The mean MCAT score for medical school applicants in 2020-2021 was 506.4. The mean GPA for matriculants was 511.5.
Along with your GPA, your prerequisites, and your MCAT scores, medical school admissions committees will look carefully at your extracurricular activities. They want to see what experiences you have in research, leadership, and patient care, so keep that in mind when planning your medical school application timeline.
Spending time “shadowing” a practicing physician is not only good for you, showing you what your career in medicine might look like, it is of high value to admissions committees. They want to see that you have put in the time observing a physician interacting with patients, ordering tests, performing surgeries, etc. A variety of shadowing experience and the ability to answer questions about what you learned while shadowing are both important in your application process.
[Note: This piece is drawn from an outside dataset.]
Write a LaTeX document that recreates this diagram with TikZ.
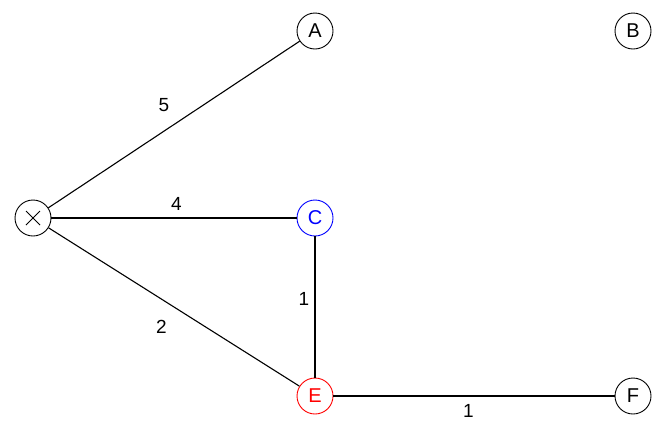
\documentclass[tikz,border=0pt]{standalone}
\usepackage{fontspec}
\setmainfont{Liberation Sans}
\usepackage{tikz}
\usetikzlibrary{positioning,calc}
\definecolor{vblue}{RGB}{0,0,255}
\definecolor{vred}{RGB}{255,0,0}

\begin{document}
\begin{tikzpicture}[x=1pt,y=-1pt,
 vtx/.style={draw,circle,minimum size=36pt,inner sep=0pt,line width=0.9pt,font=\fontsize{20}{22}\selectfont},
 edg/.style={line width=1.1pt},
 wgt/.style={font=\fontsize{19}{21}\selectfont,inner sep=0pt}
]
\useasboundingbox (0,0) rectangle (655,421);
\node[vtx] (X) at (33,218) {};
\draw[line width=0.9pt] ($(X)+(-7,-7)$) -- ($(X)+(7,7)$) ($(X)+(-7,7)$) -- ($(X)+(7,-7)$);
\node[vtx] (A) at (315,31) {A};
\node[vtx] (B) at (633,31) {B};
\node[vtx,draw=vblue,text=vblue] (C) at (315,218) {C};
\node[vtx,draw=vred,text=vred] (E) at (315,396) {E};
\node[vtx] (F) at (633,396) {F};
\draw[edg] (X) -- node[wgt,pos=0.46,yshift=26pt] {5} (A);
\draw[edg] (X) -- node[wgt,pos=0.51,yshift=14pt] {4} (C);
\draw[edg] (X) -- node[wgt,pos=0.45,yshift=-28pt] {2} (E);
\draw[edg] (C) -- node[wgt,pos=0.44,xshift=-11pt] {1} (E);
\draw[edg] (E) -- node[wgt,pos=0.48,yshift=-15pt] {1} (F);
\end{tikzpicture}
\end{document}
Though shadowing is important, it is an observatory activity. Medical schools want to see that you have some level of clinical experience too. Volunteer work in a hospital or clinic, working as an EMT or MA — these opportunities demonstrate that you have been exposed to patient care firsthand.
Demonstrating leadership and strength of character is an opportunity to stand out in a crowded field of medical school applicants. Experiences like a student council position, starting a volunteer program, leading a club or group, spearheading a community initiative, captain of an athletic team, serving as a camp counselor, etc. will bolster your chances for admittance.
Any research experience you have, particularly in a lab setting, is significant and can distinguish you from other applicants because not all applicants have research experience. Ask an academic advisor and check the science department website at your school to find out what research opportunities are available.
For MD admissions, your initial application to medical school is done through an online application service called the American Medical College Application Service® (AMCAS®).
Note: Texas admissions use the Texas Medical & Dental Schools Application Service (TMDSAS) and DO admissions use the American Association of Colleges of Osteopathic Medicine Application Service (AACOMAS)
On your primary application, you will be required to include your college transcripts, your MCAT scores, information about extracurricular activities, a personal statement, and letters of recommendation.
It is during the primary application process that you will list the medical schools you want to apply to. If any of your chosen schools are interested, they will invite you to complete a secondary application.
Secondary applications are much different than your primary AMCAS application. Secondary applications are unique from one another because they are sent from specific schools. In other words, this is not a standardized application.
Though they are all different, generally, secondary applications will ask you several essay questions, some short answer questions, and a list of the prerequisite courses you completed.
You can expect to see essay prompts such as:
- Describe a leadership experience you have had.
- What has been your biggest challenge in pursuing medicine?
- Tell us one thing about yourself that would help the admissions committee determine if you should be admitted to our program.
- Why are you interested in our medical school specifically?
If a medical school is considering you for admittance after reviewing your secondary application, they will invite you to their campus for an interview. This interview will either be one-on-one or in front of a panel of interviewers.
The interview is the final step in the application process. If you have made it this far, you are being strongly considered for admittance. It is important to be prepared for your medical school interview and use this opportunity to make a good impression.